Schwäbische Zeitung (Riedlingen)
Grüne wählen realpolitischen Kurs
Partei zieht mit Özdemir und Göring-Eckardt in Wahlkampf – Niederlage für linken Flügel
(sz/dpa/AFP) - Die Grünen ziehen mit Fraktionschefin Katrin Göring-Eckardt und Parteichef Cem Özdemir als Spitzenkandidaten in den Bundestagswahlkampf. Beide gehören zum realpolitischen Flügel der Grünen und gelten als mögliche Wegbereiter einer Koalition mit der Union. Bei den Grünen im Südwesten stieß die Wahl Özdemirs auf positive Resonanz.

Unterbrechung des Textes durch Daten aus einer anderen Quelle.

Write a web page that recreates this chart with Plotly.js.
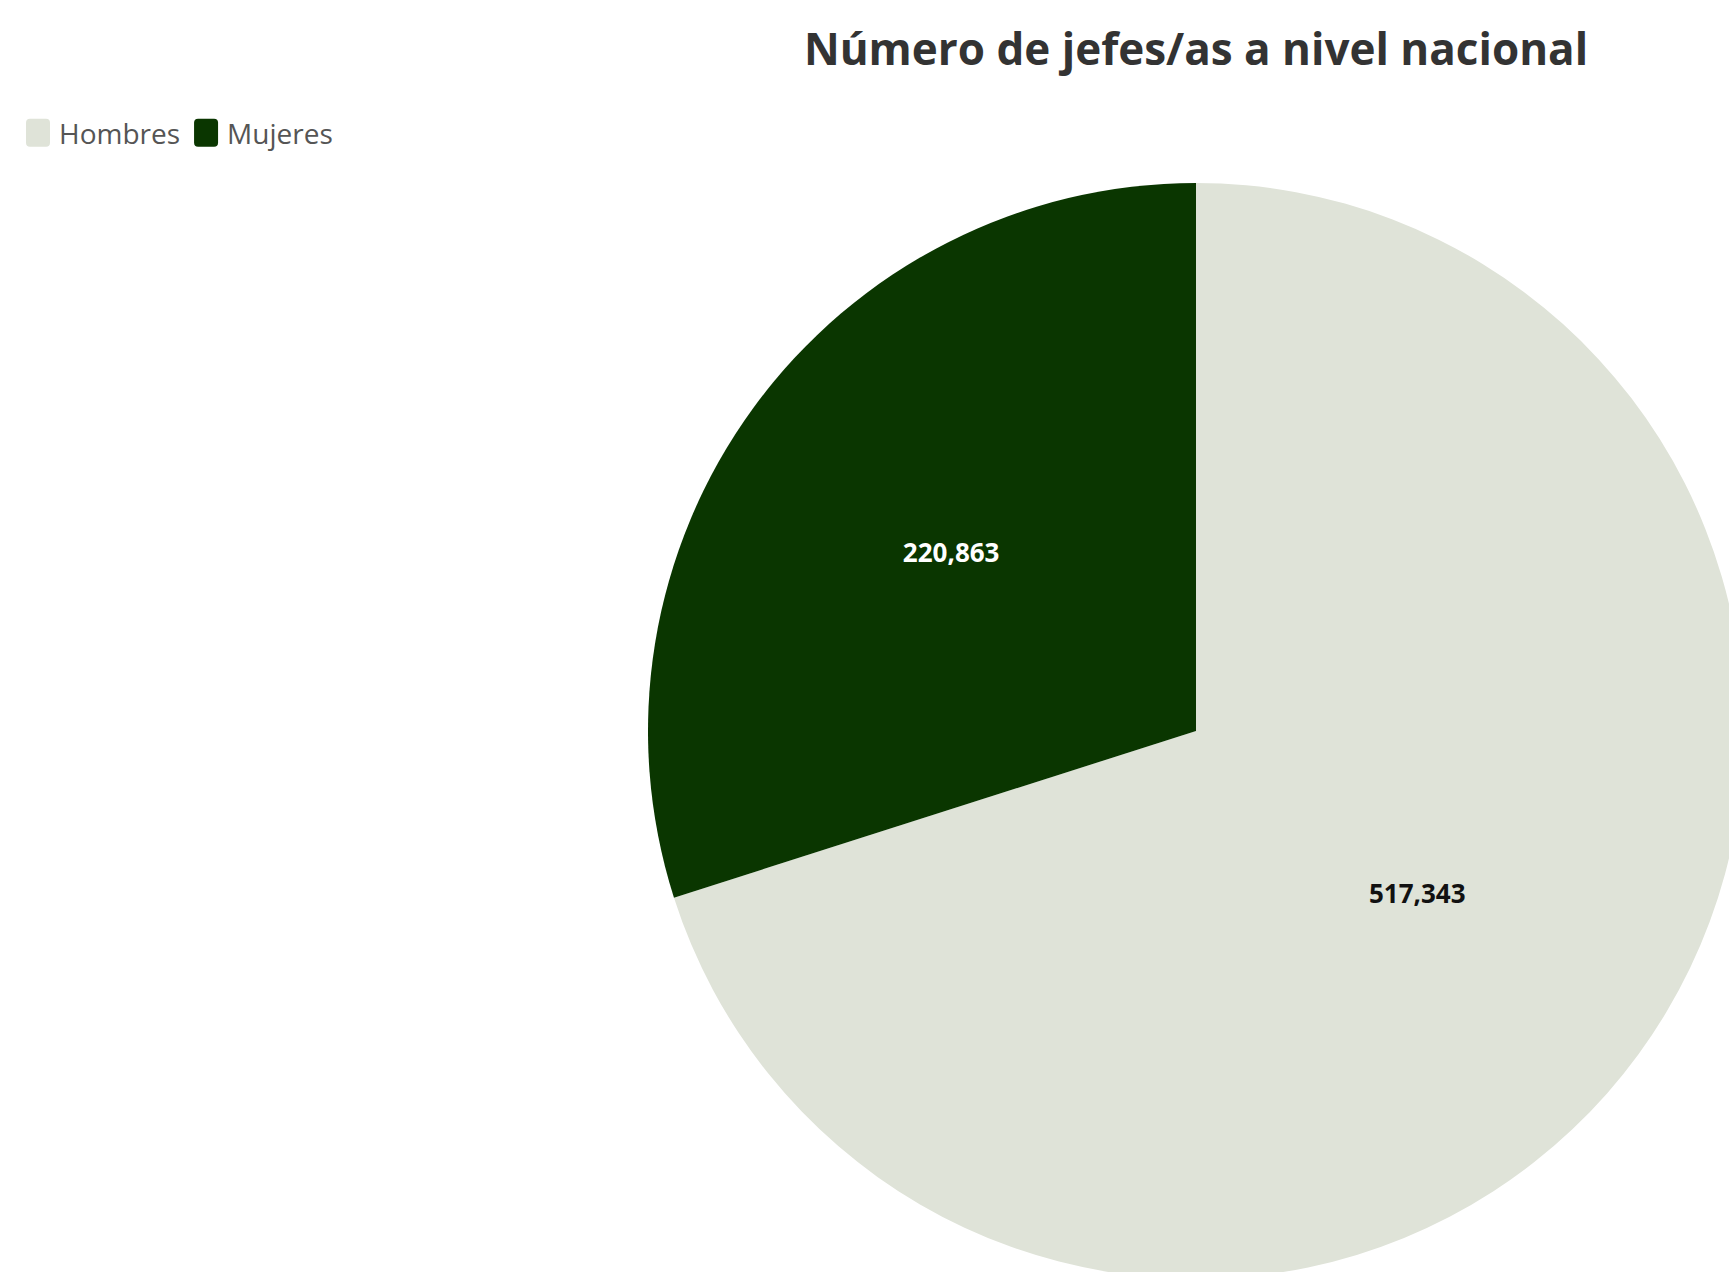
<!DOCTYPE html>
<html>
<head>
<meta charset="utf-8">
<script src="https://cdn.plot.ly/plotly-3.0.1.min.js"></script>
<style>
html, body { margin: 0; padding: 0; overflow: hidden; background: #fff; }
#chart { width: 1744px; height: 1279px; }
</style>
</head>
<body>
<div id="chart"></div>
<script>
const categories = ["Hombres", "Mujeres"];
const values = [517343, 220863];
const colors = ["#dfe3d8", "#0a3600"];
const textColors = ["#111111", "#ffffff"];

const W = 1744, H = 1279;
const ML = 648, MT = 183;
const PW = W - ML, PH = H - MT;

const data = [{
  type: "pie",
  labels: categories,
  values: values,
  sort: false,
  direction: "clockwise",
  rotation: 0,
  marker: { colors: colors, line: { width: 0 } },
  textinfo: "value",
  texttemplate: "%{value:,}",
  textposition: "inside",
  insidetextorientation: "horizontal",
  insidetextfont: { family: "Open Sans, sans-serif", size: 26, color: textColors, weight: "bold" },
  hoverinfo: "label+value",
  domain: { x: [0, 1], y: [0, 1] }
}];

const layout = {
  width: W,
  height: H,
  margin: { l: ML, r: 0, t: MT, b: 0, pad: 0 },
  paper_bgcolor: "#ffffff",
  title: {
    text: "<b>Número de jefes/as a nivel nacional</b>",
    xref: "container",
    yref: "container",
    x: 1196 / W,
    xanchor: "center",
    y: 1 - 50 / H,
    yanchor: "middle",
    font: { family: "Open Sans, sans-serif", size: 44, color: "#333333" }
  },
  showlegend: true,
  legend: {
    orientation: "h",
    x: (17 - ML) / PW,
    xanchor: "left",
    y: 1 + (MT - 108) / PH,
    yanchor: "top",
    font: { family: "Open Sans, sans-serif", size: 28, color: "#555555" },
    itemwidth: 32,
    traceorder: "normal"
  }
};

Plotly.newPlot("chart", data, layout, { displayModeBar: false, responsive: false }).then(function (gd) {
  // taller rounded legend swatches, like the reference
  const r = 4, w = 12, h = 14;
  const d = "M" + (-w + r) + "," + (-h) + "H" + (w - r) +
    "A" + r + "," + r + " 0 0 1 " + w + "," + (-h + r) +
    "V" + (h - r) + "A" + r + "," + r + " 0 0 1 " + (w - r) + "," + h +
    "H" + (-w + r) + "A" + r + "," + r + " 0 0 1 " + (-w) + "," + (h - r) +
    "V" + (-h + r) + "A" + r + "," + r + " 0 0 1 " + (-w + r) + "," + (-h) + "Z";
  gd.querySelectorAll(".legend .legendpoints path").forEach(function (p) {
    p.setAttribute("d", d);
  });
});
</script>
</body>
</html>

Özdemir hatte sich in der Wahl der Parteibasis mit knapp 35,96 Prozent und einem knappen Vorsprung von 75 Stimmen gegen den bundesweit eher unbekannten schleswig- holsteinischen Landesminister Robert Habeck (35,74 Prozent) durchgesetzt. Am schlechtesten schnitt der einzige Bewerber vom linken Parteiflügel ab: Der Fraktionsvorsitzende Anton Hofreiter holte rund 26,2 Prozent der Stimmen. Göring-Eckardt als einzige weibliche Kandidatin bekam 70,6 Prozent Zustimmung.
Özdemir meldete einen Anspruch auf eine Regierungsbeteiligung der Grünen nach der Bundestagswahl an. Er wolle die Grünen zu einem „starken Wahlergebnis führen, damit an uns am Ende kein Weg vorbeiführt“, sagte er in Berlin. In Umfra- gen haben aber derzeit weder Schwarz-Grün noch Rot-Rot-Grün eine Mehrheit.
„Ich werde das Spitzenduo im Wahlkampf tatkräftig unterstützen und bin überzeugt, dass wir ein wirklich gutes Ergebnis bei der Bundestagswahl einfahren werden“, sagte der baden-württembergische Ministerpräsident Winfried Kretschmann (Grünen)am Mittwoch in Stuttgart zu dem Ergebnis der Urwahl. Gemischt fielen die Reaktionen bei der CDU in Baden-Württemberg aus. Der Vorsitzende der CDU-Landtagsfraktion, Wolfgang Reinhart, sagte, die Wahl Özdemirs zum Spitzenkandidaten stabilisiere die grün-schwarze Koalition im Südwesten. „Das eröffnet zudem eine politische Perspektive bei der kommenden Bundestagswahl“, meinte er. Hingegen steuern die Grünen nach Ansicht von CDU-Generalsekretär Manuel Hagel auf eine Zerreißprobe zu. „Nun wird sich zeigen, ob tatsächlich die gesamte grüne Partei hinter einem Spitzenduo steht, das dem Realo-Flügel zugeordnet wird.“Ein großer Teil der Grünen-Bundespartei ist seiner Ansicht nach im Fundi-Flügel verwurzelt.